Frederick Kirschenmann
March 3, 1998


In the dimly remembered days of the late 1980's a number of us (organic farmers and manufacturers, environmentalists, consumer activists and others) went to Washington on a fairly regular basis, at our own expense, to ask the federal government to help us save the organic industry from a fate similar to the one that had befallen the natural food industry. As "organic" started to become a popular and marketable idea, we were afraid that unscrupulous entrepreneurs would call anything organic, just to get a premium for their products..

We didn't need a lot from the government. The legitimate industry was working quite well, we contended, and was improving. What we needed was some sort of national, legal standard that would require anyone who wanted to use the label to at least meet some kind of minimum standard.

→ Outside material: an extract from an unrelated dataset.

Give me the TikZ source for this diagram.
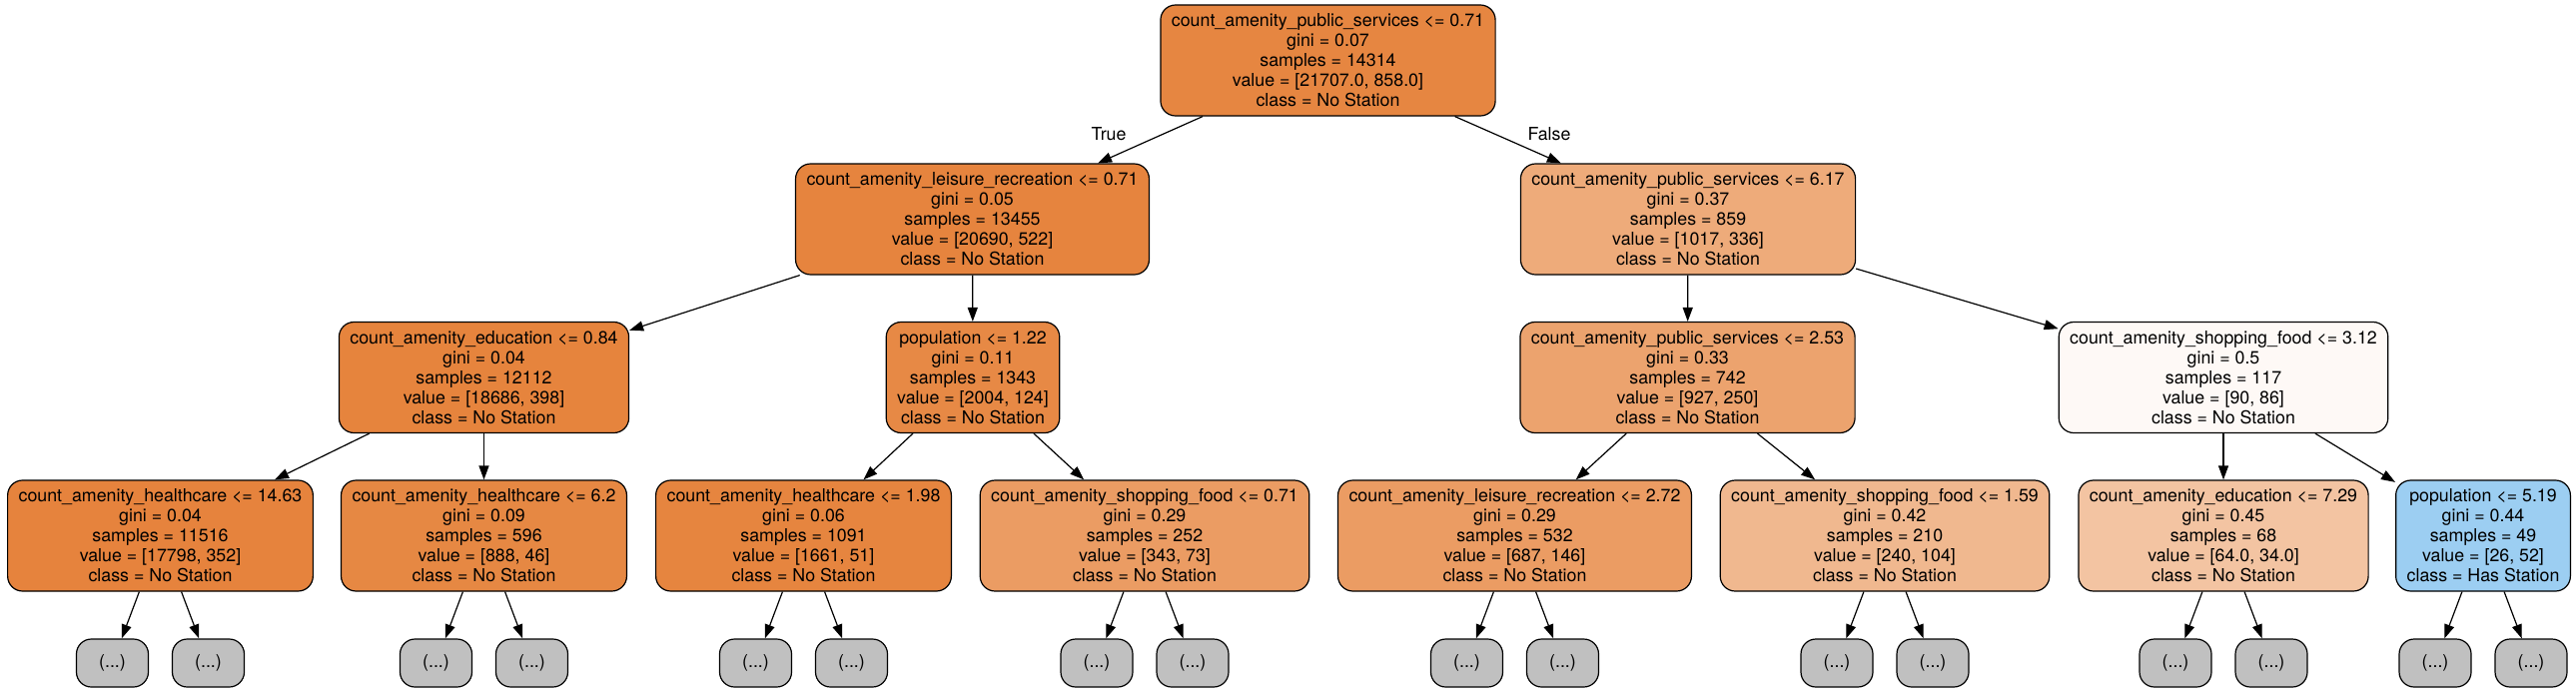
\documentclass[tikz,border=0pt]{standalone}
\usepackage{fontspec}
\setmainfont{TeX Gyre Heros}
\usetikzlibrary{arrows.meta}

\definecolor{cA1}{RGB}{230,134,65}
\definecolor{cB1}{RGB}{230,132,62}
\definecolor{cB2}{RGB}{238,171,122}
\definecolor{cC1}{RGB}{230,132,61}
\definecolor{cC2}{RGB}{231,137,69}
\definecolor{cC3}{RGB}{236,163,110}
\definecolor{cC4}{RGB}{254,249,246}
\definecolor{cD1}{RGB}{230,131,61}
\definecolor{cD2}{RGB}{230,136,67}
\definecolor{cD3}{RGB}{230,133,63}
\definecolor{cD4}{RGB}{235,156,99}
\definecolor{cD5}{RGB}{235,156,99}
\definecolor{cD6}{RGB}{240,184,143}
\definecolor{cD7}{RGB}{243,196,162}
\definecolor{cD8}{RGB}{156,206,242}
\definecolor{leafgrey}{RGB}{192,192,192}

\tikzset{
  split/.style={draw=black, line width=1.2pt, rounded corners=15pt, align=center,
    inner xsep=11pt, minimum height=111pt, font=\fontsize{17.8}{20}\selectfont},
  leafbox/.style={draw=black, line width=1.2pt, fill=leafgrey, rounded corners=15pt,
    minimum width=72pt, minimum height=48pt, font=\fontsize{17.8}{20}\selectfont},
  edgelabel/.style={font=\fontsize{17.8}{20}\selectfont}
}

\begin{document}
\begin{tikzpicture}[x=1pt, y=-1pt, line width=1.2pt, >={Triangle[length=14pt,width=10pt]}]
    \useasboundingbox (0,0) rectangle (2579,693);

    % root and first split
    \node[split, fill=cA1] (A1) at (1329.5,60.5) {count\_amenity\_public\_services <= 0.71\\gini = 0.07\\samples = 14314\\value = [21707.0, 858.0]\\class = No Station};
    \node[split, fill=cB1] (B1) at (973.5,219.5) {count\_amenity\_leisure\_recreation <= 0.71\\gini = 0.05\\samples = 13455\\value = [20690, 522]\\class = No Station};
    \node[split, fill=cB2] (B2) at (1690,219.5) {count\_amenity\_public\_services <= 6.17\\gini = 0.37\\samples = 859\\value = [1017, 336]\\class = No Station};

    % second level
    \node[split, fill=cC1] (C1) at (484.5,378) {count\_amenity\_education <= 0.84\\gini = 0.04\\samples = 12112\\value = [18686, 398]\\class = No Station};
    \node[split, fill=cC2] (C2) at (974,378) {population <= 1.22\\gini = 0.11\\samples = 1343\\value = [2004, 124]\\class = No Station};
    \node[split, fill=cC3] (C3) at (1689.5,378) {count\_amenity\_public\_services <= 2.53\\gini = 0.33\\samples = 742\\value = [927, 250]\\class = No Station};
    \node[split, fill=cC4] (C4) at (2226,378) {count\_amenity\_shopping\_food <= 3.12\\gini = 0.5\\samples = 117\\value = [90, 86]\\class = No Station};

    % third level
    \node[split, fill=cD1] (D1) at (160.5,536.5) {count\_amenity\_healthcare <= 14.63\\gini = 0.04\\samples = 11516\\value = [17798, 352]\\class = No Station};
    \node[split, fill=cD2] (D2) at (484.5,536.5) {count\_amenity\_healthcare <= 6.2\\gini = 0.09\\samples = 596\\value = [888, 46]\\class = No Station};
    \node[split, fill=cD3] (D3) at (804.5,536.5) {count\_amenity\_healthcare <= 1.98\\gini = 0.06\\samples = 1091\\value = [1661, 51]\\class = No Station};
    \node[split, fill=cD4] (D4) at (1146,536.5) {count\_amenity\_shopping\_food <= 0.71\\gini = 0.29\\samples = 252\\value = [343, 73]\\class = No Station};
    \node[split, fill=cD5] (D5) at (1516.5,536.5) {count\_amenity\_leisure\_recreation <= 2.72\\gini = 0.29\\samples = 532\\value = [687, 146]\\class = No Station};
    \node[split, fill=cD6] (D6) at (1887,536.5) {count\_amenity\_shopping\_food <= 1.59\\gini = 0.42\\samples = 210\\value = [240, 104]\\class = No Station};
    \node[split, fill=cD7] (D7) at (2226,536.5) {count\_amenity\_education <= 7.29\\gini = 0.45\\samples = 68\\value = [64.0, 34.0]\\class = No Station};
    \node[split, fill=cD8] (D8) at (2486,536.5) {population <= 5.19\\gini = 0.44\\samples = 49\\value = [26, 52]\\class = Has Station};

    % truncated leaves
    \foreach \i/\x in {1/160.5,2/484.5,3/804.5,4/1146,5/1516.5,6/1887,7/2226,8/2486} {
        \node[leafbox] (E\i a) at (\x-48,664) {(...)};
        \node[leafbox] (E\i b) at (\x+48,664) {(...)};
        \draw[->] (D\i) -- (E\i a);
        \draw[->] (D\i) -- (E\i b);
    }

    \draw[->] (A1) -- (B1);
    \draw[->] (A1) -- (B2);
    \draw[->] (B1) -- (C1);
    \draw[->] (B1) -- (C2);
    \draw[->] (B2) -- (C3);
    \draw[->] (B2) -- (C4);
    \draw[->] (C1) -- (D1);
    \draw[->] (C1) -- (D2);
    \draw[->] (C2) -- (D3);
    \draw[->] (C2) -- (D4);
    \draw[->] (C3) -- (D5);
    \draw[->] (C3) -- (D6);
    \draw[->] (C4) -- (D7);
    \draw[->] (C4) -- (D8);

    \node[edgelabel] (T1) at (1110,134) {True};
    \node[edgelabel] (F1) at (1551,134) {False};
\end{tikzpicture}
\end{document}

So what we needed, we thought, were three simple things. First, a consistent, base, national standard that anyone wanting to use the organic label would have to meet. Second, an accreditation scheme (similar to the accreditation system used by educational institutions) that would evaluate all certifiers to make certain that they followed reliable certification procedures that consumers could depend on. Third, enforcement of the legal standard. That's it.

This was to be a minimum involvement on the part of the federal government. Even the Senate Report accompanying the legislation we got, recognized that the "organic industry, as well as consumer and environmental advocacy organizations" wanted to "limit severely the Federal Government's discretionary authority and involvement in this industry . . ." The Report acknowledged that the organic industry had argued that "rather than reinvent the wheel" the government "should take advantage of the network of private organic certification organizations that exist in nearly every state." The Report indicated that Congress agreed with this sentiment and therefore "proposed a partnership between government and private organizations in standard setting and certification." (Report # 101-357, p. 291)

Most of us, I suspect, thought that this should be a pretty simple undertaking on the part of government. Some of us even went so far as to suggest that all we really needed was a national definition and went so far as to get Senator Fowler to introduce such a definition in the Farm Conservation and Water Protection Act and Senator Lugar made a similar effort through the Conservation Enhancement and Improvement Act.

In any case many of us believed that given the three simple things we asked for, we would end up with a very small staff, consisting of maybe two or three people, a simple, but thorough accreditation system, and maybe a ten page rule that made the organic standard espoused in the Organic Foods Production Act explicit.

What we got seems to be something quite different. We now have a an almost incomprehensible 600 page rule, that took 7 years to produce which proposes a complete takeover of the certification function, and a burgeoning bureaucracy that will surely become a staff of 50 to 75 people within the next two or three decades.

How could this happen? How could such a simple request turn into such a complicated and expensive undertaking? To some extent we are all to blame. We all saw clues that it was happening and we ignored them. We all saw some small advantages that we personally felt we might gain by letting the process play itself out, so we failed to say "stop". Many of us even lobbied for the funding to keep the process going.

But how it happened is no longer the important issue (except as a lesson in history). The real task now is to figure out how we could have gone so far astray, and how to get back to our original purpose.

On my farm when any process has gotten out of hand and is clearly no longer working, I take time out, shut everything down, and rethink things from the beginning. Since I observed things veering off from my intended purpose all along, it usually doesn't take very long to figure out where things went wrong and how to get things back on track and moving productively in the right direction. Maybe I'm naive here, but I have this compelling instinct in the middle of my gut that the same strategy could work here.

Might it be that the NOSB could most productively use its time when we meet again on March 16th to undergo a similar exercise: stop, refocus, get back to basics? I have this terrible, haunting feeling that if we just review and redo what we have we will not end up with an efficient and effective national program that serves the needs of growers and consumers---surely the initial, and still valid, intent of everything we've tried to do.